Yes, I realize many would consider this to be a well executed study, and I agree there are many studies that are published that are worse. However, in OHDSI we have been developing best practices that this study does not adhere to. We’ve started formulating these best practices here, although they’re far from complete. Let me discuss these best practices by comparing this paper to our own Keppra study:
OHDSI’s general principles are:
-
Transparency: others should be able to reproduce your study in every detail using the information you provide.
-
Prespecify what you’re going to estimate and how: this will avoid hidden multiple testing (fishing expeditions, p-value hacking). Run your analysis only once.
-
Validation of your analysis: you should have evidence that your analysis does what you say it does (showing that statistics that are produced have nominal operating characteristics (e.g. p-value calibration), showing that specific important assumptions are met (e.g. covariate balance), using unit tests to validate pieces of code, etc.)
Let’s start with transparancy:
Hick’s et al. do a good job of providing the READ codes used to find the outcome, and mention they define the outcome as ‘a diagnosis of incident lung cancer’, suggesting any first occurrence of one of these codes was considered an outcome, but they could have been more explicit. No exact definition is given of the exposures, and how the covariates are defined. In constrast, our paper includes the full protocol and analysis source code, so leaving no ambiguity.
Prespecify
It does not seem Hick’s analysis was preregistered anywhere, leaving us to wonder whether p-hacking took place, and also doesn’t allow us to monitor publication bias. In constrast, our Keppra protocol was registered on the OHDSI Wiki, including full specification of the analysis code.
Validation of your analysis
The assumption that using an active comparator guarantees no confounding is hard to defend, and nowhere do Hick’s et al check this assumption. Even though one could argue that negative controls might not be able to detect all forms of bias, that is no excuse not to include them as Hick’s et al did. Our Keppra study included 100 negative control outcomes, showing negligable residual confounding. Because Hick’s et al did not use propensity scores, they were not able to check whether covariate balance was achieved. In contrast, in the Keppra study, we observed balance on al >10,000 covariates (unfortunately not included in the paper).

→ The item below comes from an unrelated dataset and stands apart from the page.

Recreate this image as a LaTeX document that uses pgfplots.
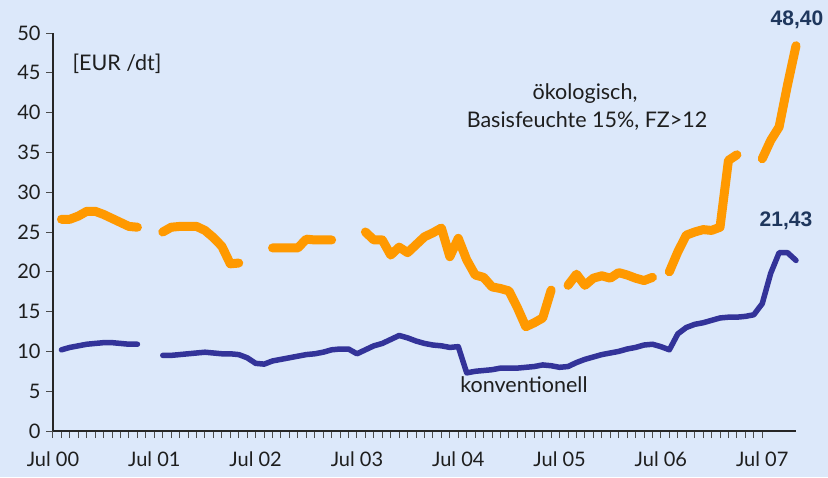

Another form of validation would be to replicate this study in other databases. Hick’s et al solely relied on CPRD, in our paper we already included 7 databases.
The paper by Hick’s et al. does not go into how their analysis process was validated, and although I’m sure they’ve done a good job, there’s no way for me to check. There is no way any of us can see whether result is real, or simply the consequence of an error when copy-pasting values from one place to the other, or whether a programming error was made (again, negative controls would have been helpful). In contrast, our code is publicly available for review, and has many mechanisms in place to safeguard validity .
Finally, as argued at the OHDSI Symposium as well as our recent paper, isolated, one-off studies such as this one tend to be hard to reproduce because of study bias, publication bias, and p-hacking, as also covered in my points above. Preferably we would include lung cancer as one of the outcomes in our current LEGEND study on hypertension treatments.